Because the prototype for fseek() requires a long for the offset parameter, no attempt is made to prevent the return value from overflowing. So, the caller is responsible for verifying the return value.

Note that the offset returned is basically the number of bytes from the start of the file to the current line. This is not necessarily the same as the number of characters which depends on how the file is encoded.

To get the offset of the remainder, just call cgul_crlf__get_remainder() before calling this method.

This method throws an exception if, after converting a new block, it is called before cgul_crlf__get_line() is called.

Parameters
[in,out]cexc-style exception
[in]crlfcgul_crlf instance
Returns
zero-based offset into file for the current line

Referenced by cgul_crlf_cxx::get_line_offset().

§ cgul_crlf__get_remainder()

CGUL_EXPORT const char* cgul_crlf__get_remainder ( cgul_exception_t cex,
cgul_crlf_t  crlf 
)

This is the last method you should call, and it should only be called once. It should be called only after all the blocks have been fed to cgul_crlf__convert() and only after cgul_crlf__get_line() has been exhausted. At this point, all that is left is the remainder.

This method returns NULL if a remainder does not exist or if this method has already been called.
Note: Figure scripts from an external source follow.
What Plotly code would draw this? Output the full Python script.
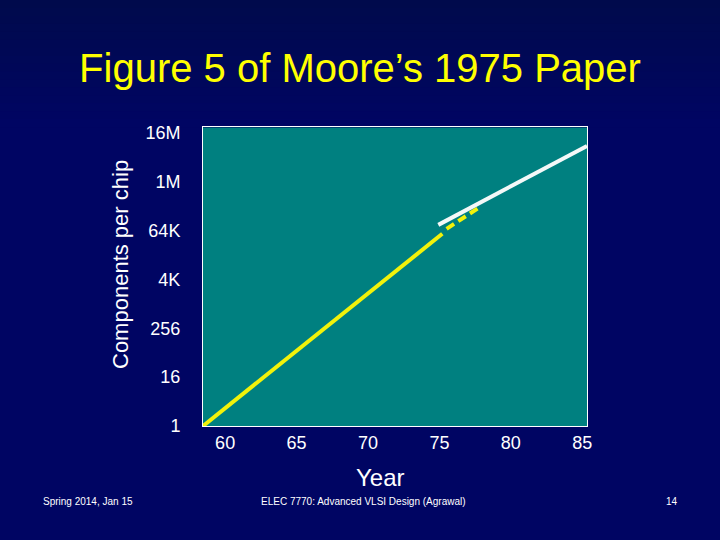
import plotly.graph_objects as go

# Data
tick_years = [60, 65, 70, 75, 80, 85]
tick_year_labels = ["60", "65", "70", "75", "80", "85"]
tick_counts = [1, 16, 256, 4096, 65536, 1048576, 16777216]
tick_count_labels = ["1", "16", "256", "4K", "64K", "1M", "16M"]

solid_years = [58.45, 75.2]
solid_counts = [1, 55000]
dashed_years = [75.5, 77.9]
dashed_counts = [72700, 262000]
white_years = [74.92, 85.33]
white_counts = [91400, 8100000]

W, H = 720, 540
L, R, T, B = 203, 133, 127, 114
pw, ph = W - L - R, H - T - B

def px(x):
    return (x - L) / pw

def py(y):
    return (H - B - y) / ph

FONT = "Liberation Sans, Arial, sans-serif"
BG = "#000563"

fig = go.Figure()
fig.add_trace(go.Scatter(x=solid_years, y=solid_counts, mode="lines",
                         line=dict(color="#f2f20a", width=4), showlegend=False))
fig.add_trace(go.Scatter(x=dashed_years, y=dashed_counts, mode="lines",
                         line=dict(color="#f2f20a", width=4, dash="9px,5px"), showlegend=False))
fig.add_trace(go.Scatter(x=white_years, y=white_counts, mode="lines",
                         line=dict(color="#f4f8f8", width=4), showlegend=False))

# subtle vertical gradient of the slide background above the plot area
shapes = []
nb = 16
top_rgb = (0, 10, 76)
bot_rgb = (0, 5, 99)
for i in range(nb):
    t = i / (nb - 1)
    c = tuple(round(top_rgb[k] + (bot_rgb[k] - top_rgb[k]) * t) for k in range(3))
    y0 = T * i / nb
    y1 = T * (i + 1) / nb + 0.5
    shapes.append(dict(type="rect", xref="paper", yref="paper", layer="below",
                       x0=px(0), x1=px(W), y0=py(y1), y1=py(y0),
                       fillcolor="rgb(%d,%d,%d)" % c, line=dict(width=0)))

annotations = [
    dict(text="Components per chip", x=px(120), y=py(265), textangle=-90,
         font=dict(size=22, color="white", family=FONT)),
    dict(text="Year", x=px(380), y=py(477),
         font=dict(size=24, color="white", family=FONT)),
    dict(text="Spring 2014, Jan 15", x=px(88), y=py(501),
         font=dict(size=10, color="white", family=FONT)),
    dict(text="ELEC 7770: Advanced VLSI Design (Agrawal)", x=px(363), y=py(501),
         font=dict(size=10, color="white", family=FONT)),
    dict(text="14", x=px(672), y=py(501),
         font=dict(size=10, color="white", family=FONT)),
]
for a in annotations:
    a.update(xref="paper", yref="paper", showarrow=False, xanchor="center", yanchor="middle")

fig.update_layout(
    width=W, height=H,
    margin=dict(l=L, r=R, t=T, b=B),
    paper_bgcolor=BG,
    plot_bgcolor="#008080",
    title=dict(text="Figure 5 of Moore’s 1975 Paper", x=0.5, xref="container",
               y=1 - 68 / H, yref="container", xanchor="center", yanchor="middle",
               font=dict(size=40, color="#ffff00", family=FONT)),
    annotations=annotations,
    shapes=shapes,
    xaxis=dict(range=[58.45, 85.33], tickvals=tick_years, ticktext=tick_year_labels,
               showgrid=False, zeroline=False, showline=True, mirror=True,
               linecolor="white", linewidth=1, ticks="",
               tickfont=dict(size=18, color="white", family=FONT)),
    yaxis=dict(type="log", range=[0, 7.375], tickvals=tick_counts, ticktext=tick_count_labels,
               showgrid=False, zeroline=False, showline=True, mirror=True,
               linecolor="white", linewidth=1, ticks="", ticklabelstandoff=18,
               tickfont=dict(size=18, color="white", family=FONT)),
)

fig.write_html("out.html", config={"displayModeBar": False},
               post_script="document.body.style.margin='0';document.body.style.background='%s';" % BG)
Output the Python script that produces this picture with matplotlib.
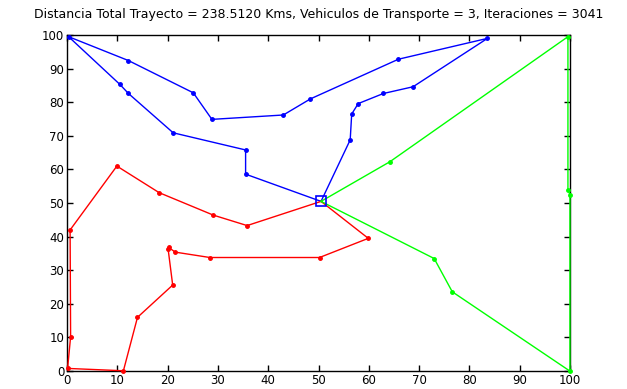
import numpy as np
import matplotlib
matplotlib.use("Agg")
import matplotlib.pyplot as plt

# Depot (central node)
depot = [50.5, 50.5]

# Route 1 (blue)
blueX = [35.5, 35.5, 21.1, 12.2, 10.5, 0.3, 12.2, 25.1, 28.8, 43.0, 48.4, 65.9, 83.6, 68.8, 62.9, 57.9, 56.6, 56.3]
blueY = [58.6, 65.8, 70.9, 82.6, 85.3, 99.5, 92.4, 82.8, 74.9, 76.2, 81.0, 92.8, 99.0, 84.6, 82.6, 79.6, 76.5, 68.8]

# Route 2 (red)
redX = [35.8, 29.1, 18.3, 9.9, 0.6, 0.7, 0.1, 11.2, 14.0, 21.0, 20.1, 20.2, 21.5, 28.4, 50.2, 59.9]
redY = [43.3, 46.4, 53.1, 61.0, 42.0, 10.2, 0.8, 0.1, 16.0, 25.6, 36.2, 36.8, 35.4, 33.8, 33.8, 39.5]

# Route 3 (green)
greenX = [64.2, 99.6, 99.6, 100.0, 100.0, 76.6, 73.0]
greenY = [62.3, 99.5, 54.0, 52.5, 0.0, 23.6, 33.5]

title = "Distancia Total Trayecto = 238.5120 Kms, Vehiculos de Transporte = 3, Iteraciones = 3041"

fig = plt.figure(figsize=(6.27, 3.89), dpi=100)
ax = fig.add_axes([0.107, 0.046, 0.802, 0.864])


def route(xs, ys, color):
    x = [depot[0]] + xs + [depot[0]]
    y = [depot[1]] + ys + [depot[1]]
    ax.plot(x, y, color=color, linewidth=1, clip_on=False, zorder=3)
    # markers only on the real stops, not on the edge bends
    ax.plot(xs, ys, linestyle='none', marker='o', markersize=2.5,
            color=color, clip_on=False, zorder=3)


route(blueX, blueY, (0, 0, 1))
route(redX, redY, (1, 0, 0))
route(greenX, greenY, (0, 1, 0))

ax.plot(depot[0], depot[1], marker='s', markersize=7, markerfacecolor='none',
        markeredgecolor=(0, 0, 1), markeredgewidth=1.2, zorder=4)

ax.set_xlim(0, 100)
ax.set_ylim(0, 100)
ax.set_xticks(np.arange(0, 101, 10))
ax.set_yticks(np.arange(0, 101, 10))
ax.tick_params(direction='in', top=True, right=True, length=4, width=1,
               labelsize=8.5, pad=2)
for s in ax.spines.values():
    s.set_linewidth(1)
ax.set_title(title, fontsize=9, pad=12)

fig.savefig("out.png", dpi=100)
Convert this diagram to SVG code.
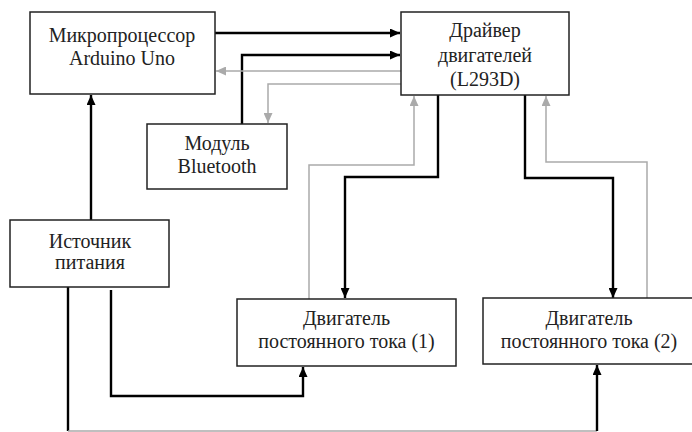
<svg xmlns="http://www.w3.org/2000/svg" width="692" height="432" viewBox="0 0 692 432">
<style>
.box{fill:#fff;stroke:#222;stroke-width:1.5}
.t{font-family:"Liberation Serif","Times New Roman",serif;font-size:20px;fill:#222;text-anchor:middle}
.k{fill:none;stroke:#000;stroke-width:2.4}
.g{fill:none;stroke:#aaa;stroke-width:1.5}
</style>
<defs>
<marker id="ab" markerUnits="userSpaceOnUse" markerWidth="10" markerHeight="9" refX="10" refY="4.5" orient="auto"><path d="M0,0 L10,4.5 L0,9 z" fill="#000"/></marker>
<marker id="ag" markerUnits="userSpaceOnUse" markerWidth="10" markerHeight="9" refX="10" refY="4.5" orient="auto"><path d="M0,0 L10,4.5 L0,9 z" fill="#aaa"/></marker>
</defs>
<rect width="692" height="432" fill="#fff"/>
<g id="connectors">
<path class="k" d="M215,33 H400" marker-end="url(#ab)"/>
<path class="k" d="M242,124 V55 H400" marker-end="url(#ab)"/>
<path class="g" d="M401,71 H216" marker-end="url(#ag)"/>
<path class="g" d="M401,84 H268 V123" marker-end="url(#ag)"/>
<path class="k" d="M91,220 V95" marker-end="url(#ab)"/>
<path class="k" d="M438,95 V177 H345 V298" marker-end="url(#ab)"/>
<path class="g" d="M309,299 V165 H414 V96" marker-end="url(#ag)"/>
<path class="k" d="M525,95 V178 H613 V298" marker-end="url(#ab)"/>
<path class="g" d="M647,299 V162 H546 V96" marker-end="url(#ag)"/>
<path class="k" d="M111,290 V396 H303 V367" marker-end="url(#ab)"/>
<path class="k" d="M68,287 V431"/>
<path class="g" d="M68,431 H597"/>
<path class="k" d="M597,431 V365" marker-end="url(#ab)"/>
</g>
<g id="mcu">
<rect class="box" x="30" y="12" width="185" height="82"/>
<text class="t" x="122" y="42">Микропроцессор</text>
<text class="t" x="122" y="65">Arduino Uno</text>
</g>
<g id="driver">
<rect class="box" x="401" y="12" width="168" height="83"/>
<text class="t" x="485" y="37">Драйвер</text>
<text class="t" x="485" y="62">двигателей</text>
<text class="t" x="485" y="86">(L293D)</text>
</g>
<g id="bluetooth">
<rect class="box" x="147" y="124" width="140" height="65"/>
<text class="t" x="217" y="150">Модуль</text>
<text class="t" x="217" y="173">Bluetooth</text>
</g>
<g id="power">
<rect class="box" x="10" y="220" width="159" height="67"/>
<text class="t" x="90" y="248">Источник</text>
<text class="t" x="90" y="269">питания</text>
</g>
<g id="motor1">
<rect class="box" x="237" y="299" width="219" height="67"/>
<text class="t" x="346.5" y="325">Двигатель</text>
<text class="t" x="346.5" y="348">постоянного тока (1)</text>
</g>
<g id="motor2">
<rect class="box" x="483" y="298" width="213" height="66"/>
<text class="t" x="589" y="325">Двигатель</text>
<text class="t" x="589" y="348">постоянного тока (2)</text>
</g>
</svg>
The only time a remainder exists is if the last line in the file is missing the final EOL marker.

After calling this function, use cgul_crlf__get_line_offset() to get the offset of the remainder.

The caller should not try to call free() on the pointer returned because it points to an internal string that will be freed when cgul_crlf__delete() is called.

Parameters
[in]cexc-style exception
[in]crlfcgul_crlf instance
Returns
text remaining after the final EOL

Referenced by cgul_crlf_cxx::get_remainder().

§ cgul_crlf__convert_file()

CGUL_EXPORT void cgul_crlf__convert_file ( cgul_exception_t cex,
FILE *  fin,
FILE *  fout,
const char *  eol 
)

This method copies fin to fout stripping the original EOL markers and replacing them with eol. fin and fout must have been opened in binary mode. This method internally uses a cgul_crlf object to perform the conversion. If an error occurs, an exception is thrown.

Parameters
[in,out]cexc-style exception
[in]fininput file
[out]foutoutput file
[in]eolnew EOL marker

Referenced by cgul_crlf_cxx::convert_file().